Though the name “monthly income plan” suggests that investors will receive monthly payments from these funds, it is important for investors to note that, there is no assurance of regular monthly income as mutual funds are subject to market risks. However, there is a difference between assurance and likelihood; top performing monthly income plans have paid regular monthly dividends over the last few years. However, during prolonged bear markets, there have been instances of monthly income plans not being able to pay regular monthly dividends. Bear markets do not last forever and therefore cash inflow disruptions in mutual fund monthly income plans are only temporary. In order to tide over the cash flow disruption you need to have other sources of cash-flows. It is almost impossible to predict when a bear market will strike. Therefore, it is always prudent in financial planning to have emergency funds invested in money market mutual funds like liquid or ultra-short term debt funds to meet six to twelve months of expenses.

Though mutual fund Monthly Income Plans are subject to market risk, the high debt component reduces the risk of capital loss considerably. The volatilities of Monthly Income Plans are considerably lower than equity funds. Instances of investors making a loss in Monthly Income Plans with a two to three years or more investment horizon is extremely rare. Historical data shows that, mutual fund monthly income plans can give significantly superior returns compared to traditional fixed income products like bank FDs and post office small savings schemes. Top performing debt funds have given 9 to 10% annualized returns over the last 10 years.

Further, mutual fund Monthly Income Plans enjoy considerable tax advantage over traditional risk free fixed income investments, e.g. Bank Fixed Deposits, Post Office Monthly Income Scheme etc, for investors in the higher tax brackets. While Bank Fixed Deposit and Post Office Monthly Income Scheme interest are taxed at the income tax rate of the investor, long term capital gains (investment holding period of at least 3 years) of mutual fund monthly income scheme are taxed at 20% after allowing for indexation benefits. The indexation benefit reduces the capital gains tax obligation for investors substantially over 3+ year investment tenure. However, investors should note that while Monthly Income Plan dividends are tax free in the hands of the investors, the Asset Management Company (AMC) has to pay dividend distribution tax (DDT) of 28.84% before distributing dividends to investors. The DDT paid by the AMC impacts the dividend yields of Monthly Income Plans.

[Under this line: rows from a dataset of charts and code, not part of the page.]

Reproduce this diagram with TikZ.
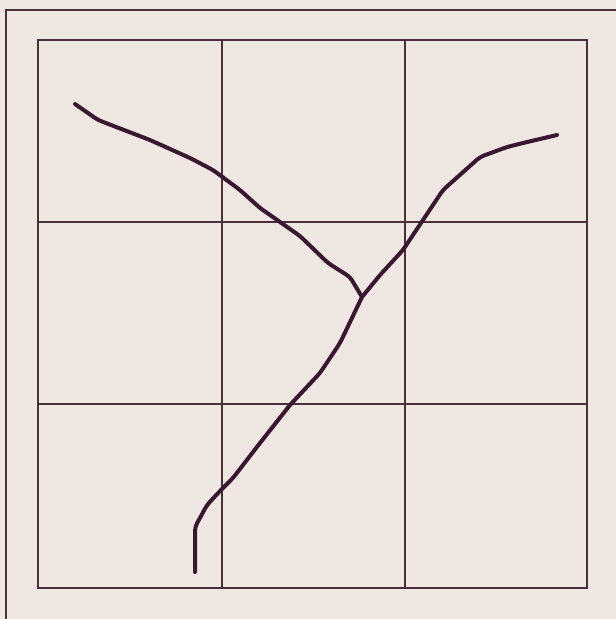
\documentclass[tikz,border=0pt]{standalone}
\begin{document}
\begin{tikzpicture}[x=1pt,y=-1pt,
  gridline/.style={draw=gridcol,line width=1.3pt},
  framebox/.style={draw=gridcol,line width=1.8pt},
  branch/.style={draw=curvecol,line width=4pt,line cap=round,line join=round,rounded corners=4pt}]
\definecolor{gridcol}{HTML}{4A3038}
\definecolor{curvecol}{HTML}{3A1731}
\definecolor{paper}{HTML}{EFE7E2}
\useasboundingbox (0,0) rectangle (616,619);
\fill[paper] (0,0) rectangle (616,619);
% outer frame
\draw[framebox] (6,640) -- (6,10) -- (640,10);
% inner square and grid
\draw[gridline] (38,40) rectangle (587,588);
\draw[gridline] (222,40) -- (222,588);
\draw[gridline] (405,40) -- (405,588);
\draw[gridline] (38,222) -- (587,222);
\draw[gridline] (38,404) -- (587,404);
% branches
\coordinate (j) at (362,297);
\draw[branch] (75,104) -- (98,120) -- (150,140) -- (190,158) -- (213,170)
  -- (240,190) -- (260,208) -- (280,222) -- (300,236) -- (328,263)
  -- (350,277) -- (j);
\draw[branch] (j) -- (380,275) -- (403,250) -- (423,220) -- (443,190)
  -- (480,157) -- (507,147) -- (523,143) -- (557,135);
\draw[branch] (j) -- (340,343) -- (320,373) -- (290,405) -- (260,443)
  -- (233,478) -- (220,491) -- (207,505) -- (195,527) -- (195,572);
\end{tikzpicture}
\end{document}
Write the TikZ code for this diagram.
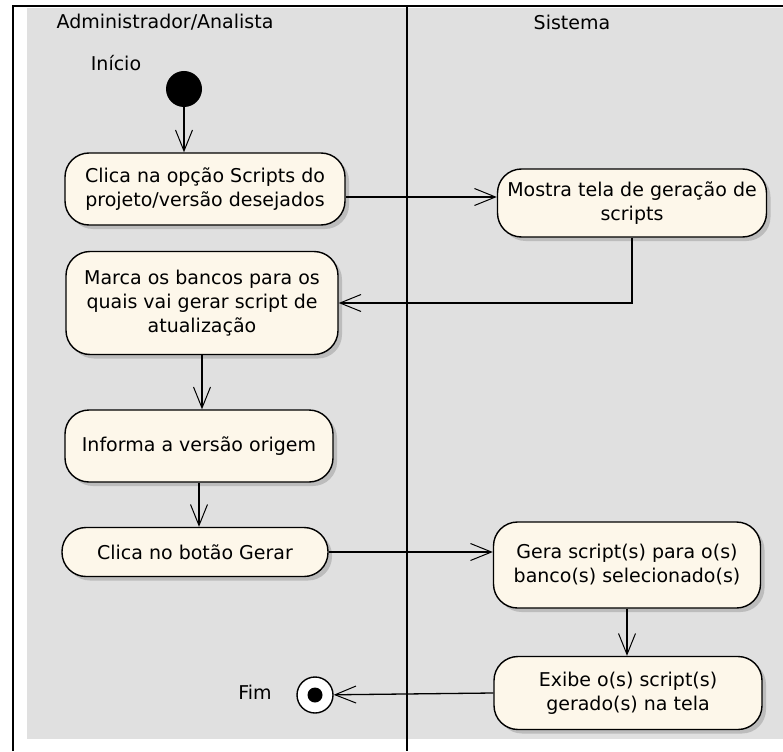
\documentclass[tikz,border=0pt]{standalone}
\usepackage{fontspec}
\setmainfont{DejaVu Sans}
\definecolor{umlcream}{RGB}{253,247,234}
\definecolor{umlgray}{RGB}{224,224,224}
\definecolor{umlshadow}{RGB}{188,188,188}
\usetikzlibrary{arrows.meta,positioning,shadows}

\begin{document}
\begin{tikzpicture}[
  x=1pt,y=-1pt,
  every node/.style={font=\fontsize{19}{24}\selectfont},
  acao/.style={draw,line width=1.4pt,rounded corners=24pt,fill=umlcream,align=center,inner sep=2pt,
               drop shadow={shadow xshift=4pt,shadow yshift=-4pt,fill=umlshadow,opacity=1}},
  fluxo/.style={line width=1.3pt,-{Straight Barb[length=21pt,width=17pt,line width=1pt]}},
]
  \useasboundingbox (0,0) rectangle (783,751);
  % Swimlanes
  \fill[umlgray] (27,8) rectangle (783,739);
  \draw[line width=2.5pt] (13,751) -- (13,6) -- (783,6);
  \draw[line width=1.8pt] (407,6) -- (407,751);
  \node (raia1) at (165,22) {Administrador/Analista};
  \node (raia2) at (572,22) {Sistema};
  % Start
  \node[circle,fill=black,minimum size=36pt,inner sep=0pt] (inicio) at (184,89) {};
  \node (lblinicio) at (116,63) {Início};
  % Box 1
  \node[acao,minimum width=280pt,minimum height=72pt] (b1) at (205,189) {%
    Clica na opção Scripts do\\projeto/versão desejados};
  % Box 2
  \node[acao,minimum width=269pt,minimum height=68pt] (b2) at (632,203) {%
    Mostra tela de geração de\\scripts};
  % Box 3
  \node[acao,minimum width=272pt,minimum height=103pt] (b3) at (202,303) {%
    Marca os bancos para os\\quais vai gerar script de\\atualização};
  % Box 4
  \node[acao,minimum width=268pt,minimum height=72pt] (b4) at (199,446) {%
    Informa a versão origem};
  % Box 5
  \node[acao,minimum width=266pt,minimum height=49pt] (b5) at (195,552) {%
    Clica no botão Gerar};
  % Box 6
  \node[acao,minimum width=267pt,minimum height=86pt] (b6) at (627,565) {%
    Gera script(s) para o(s)\\banco(s) selecionado(s)};
  % Box 7
  \node[acao,minimum width=268pt,minimum height=73pt] (b7) at (628,693) {%
    Exibe o(s) script(s)\\gerado(s) na tela};
  % End
  \node[circle,draw,line width=1.4pt,fill=white,minimum size=36pt,inner sep=0pt] (fim) at (315,695) {};
  \node[circle,fill=black,minimum size=15pt,inner sep=0pt] (fimdot) at (fim) {};
  \node (lblfim) at (255,692) {Fim};
  % Flow
  \draw[fluxo] (inicio) -- (inicio |- b1.north);
  \draw[fluxo] ([yshift=-8pt]b1.east) -- ([yshift=-8pt]b1.east -| b2.west);
  \draw[fluxo] (b2.south) |- (b3.east);
  \draw[fluxo] (b3.south) -- (b3.south |- b4.north);
  \draw[fluxo] (b4.south) -- (b4.south |- b5.north);
  \draw[fluxo] (b5.east) -- (b5.east -| b6.west);
  \draw[fluxo] (b6.south) -- (b6.south |- b7.north);
  \draw[fluxo] (b7.west) -- (fim);
\end{tikzpicture}
\end{document}
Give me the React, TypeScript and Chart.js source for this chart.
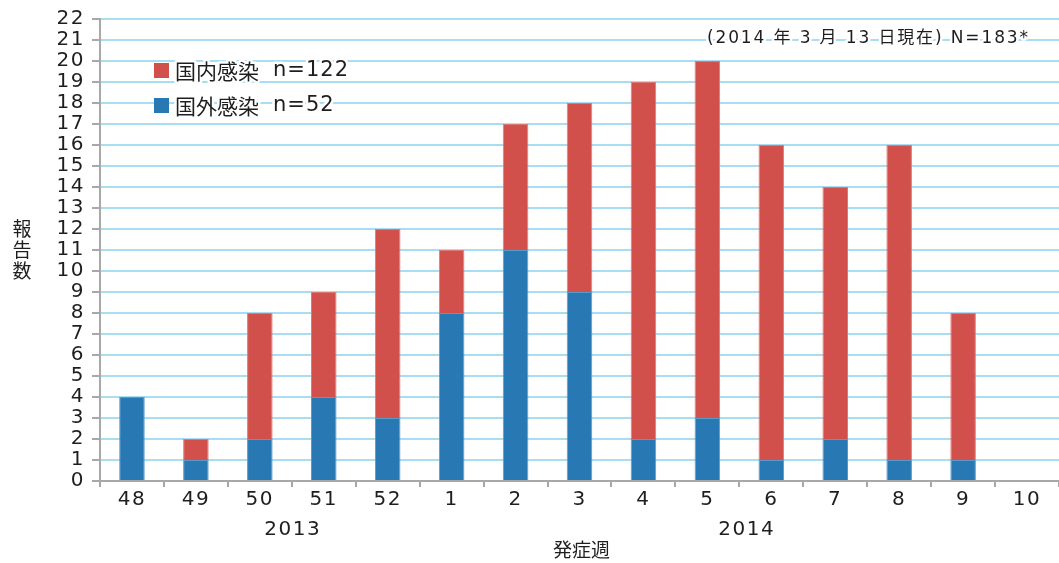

Systematic Withdrawal Plan (SWP) can be a smart and tax efficient option of getting income from MIPs over long investment horizons. Withdrawals made after 3 years from the date of the investment will be subject to long term capital gains tax, i.e. 20% after indexation. Mutual fund Monthly Income Plans do not have any cap on investment, unlike Post Office Monthly Income Scheme, where the maximum investment amount is Rs 4.5 lakhs. While Bank Fixed Deposits and Post Office Monthly Income Schemes charge penalty for premature withdrawals, investors can redeem units of mutual fund Monthly Income Plans without any penalty after the exit load period (usually 12 months). However, to get the most from your SWP, your withdrawal rate should be lower than the average annual returns from these funds.


For moderately conservative to conservative investors with long investment horizon, the risk return trade-off in monthly income plans is quite favourable. Investors should be prepared to remain invested for a period of at least 3 years, so that, they can get the benefits of equity price appreciation and also the tax advantage, while earning stable income during the investment period

Mutual Fund Investments are subject to market risk, read all scheme related documents carefully.